Her first major book, Speculum of the Other Woman, based on her second dissertation, was published in 1974. In Speculum, Irigaray engages in close analyses of phallocentrism in Western philosophy and psychoanalytic theory, analyzing texts by Freud, Hegel, Plato, Aristotle, Descartes, and Kant. The book's most cited essay, "The Blind Spot of an Old Dream," critiques Freud's lecture on femininity.

1968

She completed a PhD in linguistics in 1968 from the University of Vincennes in Saint-Denis (University of Paris VIII). Her dissertation on speech patterns of subjects suffering from dementia became her first book, Le langage des déments, published in 1973. In 1974, she earned a second PhD in Philosophy.

1964

She held a research post at the Centre national de la recherche scientifique since 1964, where she is now a Director of Research in Philosophy. Her initial research focused on dementia patients, about whom she produced a study of the differences between the language of male and female patients.

1960

In 1960, she moved to Paris to pursue a master's degree in Psychology from the University of Paris, which she earned in 1961. She also received a specialist diploma in Psychopathology from the school in 1962. In 1968, she received a doctorate in Linguistics from Paris X Nanterre. Her thesis was titled Approche psycholinguistique du langage des déments.

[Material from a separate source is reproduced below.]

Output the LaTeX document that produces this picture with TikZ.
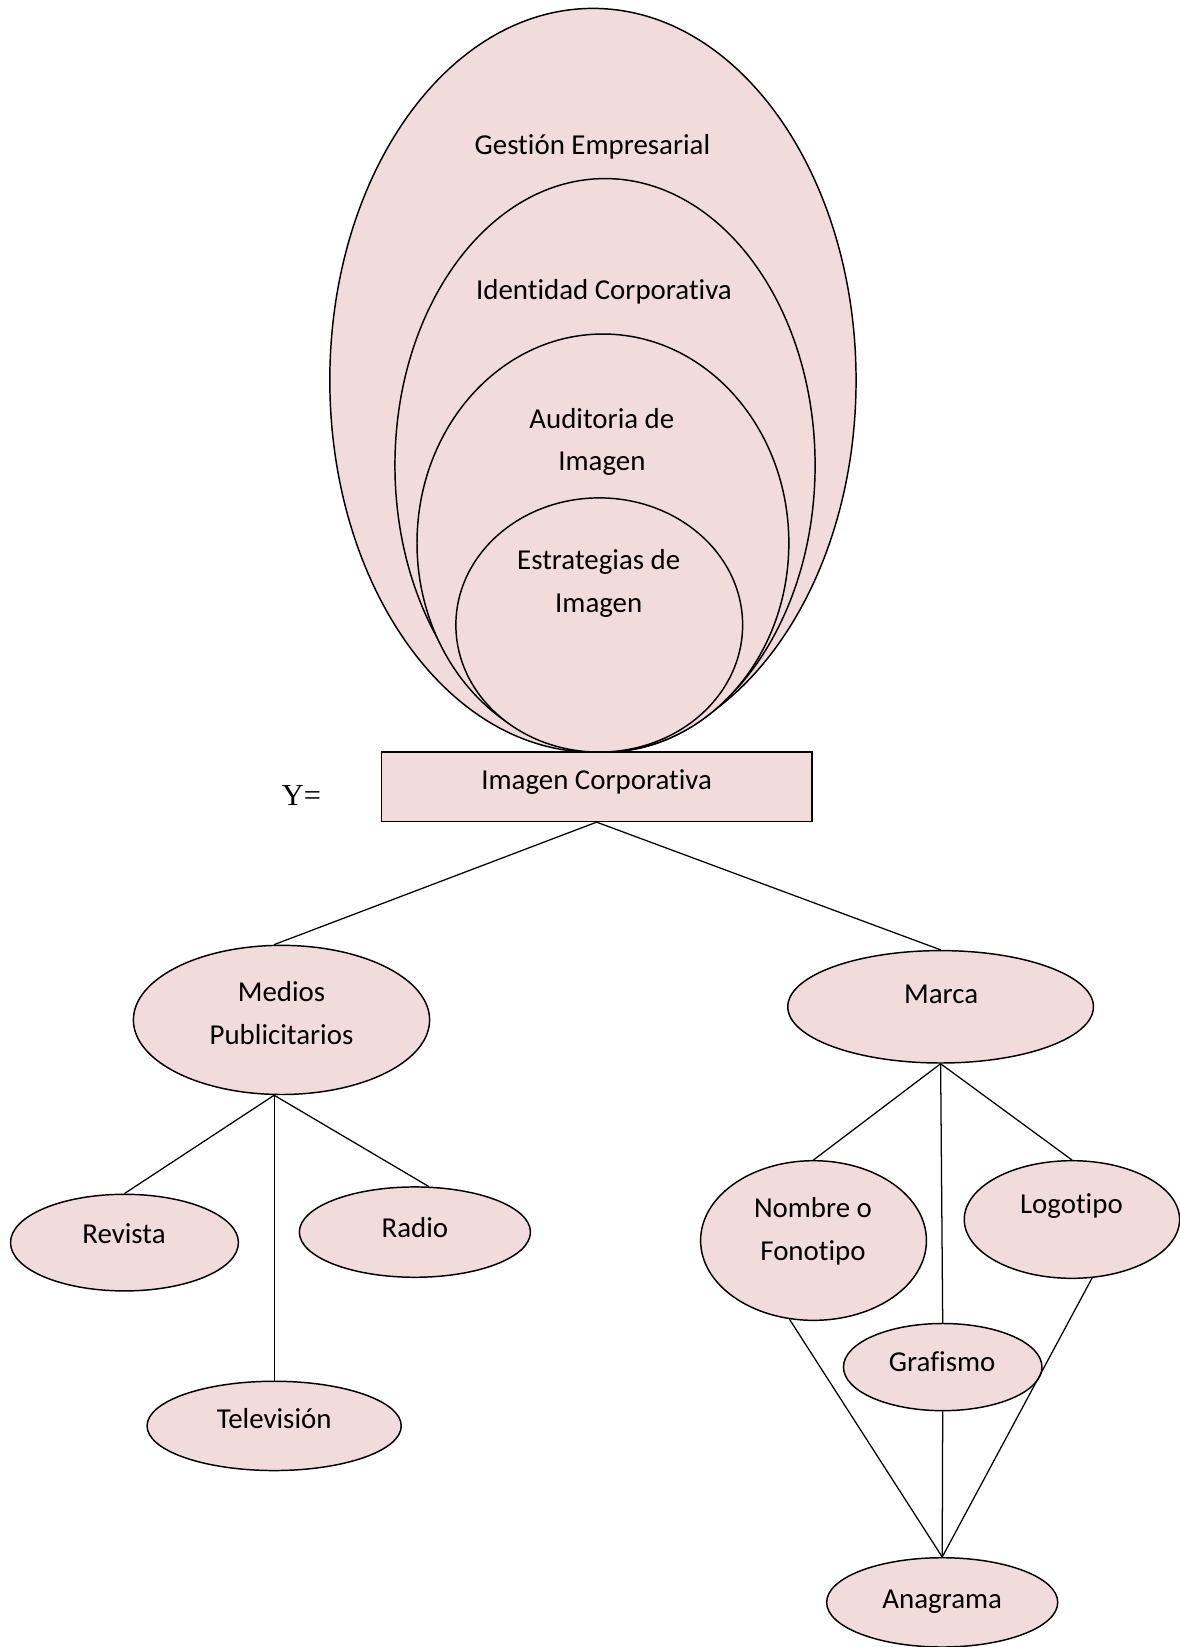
\documentclass[tikz,border=0pt]{standalone}
\usepackage{fontspec}
\setmainfont{Carlito}[Ligatures=NoCommon]
\newfontfamily\serifY{Liberation Serif}
\usetikzlibrary{shapes.geometric}
\definecolor{rosa}{HTML}{F2DCDB}
\begin{document}
\begin{tikzpicture}[x=1pt,y=-1pt,
  blob/.style={ellipse, draw=black, line width=1.4pt, fill=rosa, inner sep=0pt},
  box/.style={rectangle, draw=black, line width=1.4pt, fill=rosa, inner sep=0pt},
  lbl/.style={anchor=base, align=center, inner sep=0pt, font=\fontsize{27.5}{40.5}\selectfont},
  link/.style={draw=black, line width=1.2pt}]
\useasboundingbox[fill=white] (0,0) rectangle (1123,1568);

% nested ellipses (multi-line labels are placed by their last baseline)
\node[blob, minimum width=501pt, minimum height=708pt] (gest) at (564.5,362) {};
\node[blob, minimum width=400pt, minimum height=546pt] (iden) at (576,443) {};
\node[blob, minimum width=354pt, minimum height=398pt] (audit) at (574,517) {};
\node[blob, minimum width=273pt, minimum height=242pt] (estr) at (570.5,595) {};
\node[lbl] (tgest) at (564,147) {Gestión Empresarial};
\node[lbl] (tiden) at (575,285) {Identidad Corporativa};
\node[lbl] (taudit) at (573,448) {Auditoria de\\Imagen};
\node[lbl] (testr) at (570,583) {Estrategias de\\Imagen};

% central box
\node[box, minimum width=410pt, minimum height=66pt] (imagen) at (568,749) {};
\node[lbl] (timagen) at (568,752) {Imagen Corporativa};
\node[anchor=base, inner sep=0pt, font=\serifY\fontsize{29}{34}\selectfont] (yeq) at (287,767) {Y=};

% left branch
\node[blob, minimum width=282pt, minimum height=142pt] (medios) at (268,971) {};
\node[blob, minimum width=217pt, minimum height=92pt] (revista) at (118.5,1183) {};
\node[blob, minimum width=220pt, minimum height=86pt] (radio) at (395,1173) {};
\node[blob, minimum width=242pt, minimum height=85pt] (tele) at (261,1357.5) {};
\node[lbl] (tmedios) at (268,994) {Medios\\Publicitarios};
\node[lbl] (trevista) at (118,1184) {Revista};
\node[lbl] (tradio) at (395,1178) {Radio};
\node[lbl] (ttele) at (261,1360) {Televisión};

% right branch
\node[blob, minimum width=291pt, minimum height=107pt] (marca) at (895.5,958.5) {};
\node[blob, minimum width=215pt, minimum height=152pt] (nombre) at (774.5,1181) {};
\node[blob, minimum width=205pt, minimum height=112pt] (logo) at (1020.5,1161) {};
\node[blob, minimum width=189pt, minimum height=83pt] (graf) at (897.5,1301.5) {};
\node[blob, minimum width=220pt, minimum height=85pt] (ana) at (897,1525.5) {};
\node[lbl] (tmarca) at (896,955) {Marca};
\node[lbl] (tnombre) at (774,1200) {Nombre o\\Fonotipo};
\node[lbl] (tlogo) at (1020,1155) {Logotipo};
\node[lbl] (tgraf) at (897,1306) {Grafismo};
\node[lbl] (tana) at (897,1531) {Anagrama};

% connectors
\coordinate (mfoot) at (medios.south -| tele.north);
\draw[link] (imagen.south) -- (medios.north -| mfoot);
\draw[link] (imagen.south) -- (marca.north);
\draw[link] (mfoot) -- (revista.north);
\draw[link] (mfoot) -- (tele.north);
\draw[link] (mfoot) -- (radio.73);
\draw[link] (marca.south) -- (nombre.north);
\draw[link] (marca.south) -- (graf.north);
\draw[link] (marca.south) -- (logo.north);
\draw[link] (nombre.253) -- (ana.north);
\draw[link] (graf.south) -- (ana.north);
\draw[link] (logo.289) -- (ana.north);
\end{tikzpicture}
\end{document}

In the 1960s, Irigaray started attending the psychoanalytic seminars of Jacques Lacan and joined the École Freudienne de Paris (Freudian School of Paris), directed by Lacan. She was expelled from this school in 1974, after the publication of her second doctoral thesis (doctorat d'État), Speculum of the Other Woman (Speculum: La fonction de la femme dans le discours philosophique, later retitled as Speculum: De l'autre femme), which received much criticism from both the Lacanian and Freudian schools of psychoanalysis. This criticism brought her recognition, but she was removed from her position as an instructor at the University of Vincennes as well as ostracized from the Lacanian community.

1954

Luce Irigaray received a bachelor's degree from the University of Louvain in 1954, a master's degree from the same university in 1956, and taught at a high school in Brussels from 1956 to 1959.

1930

Luce Irigaray (born 3 May 1930) is a Belgian-born French feminist, philosopher, linguist, psycholinguist, psychoanalyst, and cultural theorist who examined the uses and misuses of language in relation to women. Irigaray's first and most well known book, published in 1974, was Speculum of the Other Woman (1974), which analyzes the texts of Freud, Hegel, Plato, Aristotle, Descartes, and Kant through the lens of phallocentrism. Irigaray is the author of works analyzing many thinkers, including This Sex Which Is Not One (1977), which discusses Lacan's work as well as political economy; Elemental Passions (1982) can be read as a response to Merleau‐Ponty's article “The Intertwining—The Chiasm” in The Visible and the Invisible, and in The Forgetting of Air in Martin Heidegger (1999), Irigaray critiques Heidegger's emphasis on the element of earth as the ground of life and speech and his "oblivion" or forgetting of air.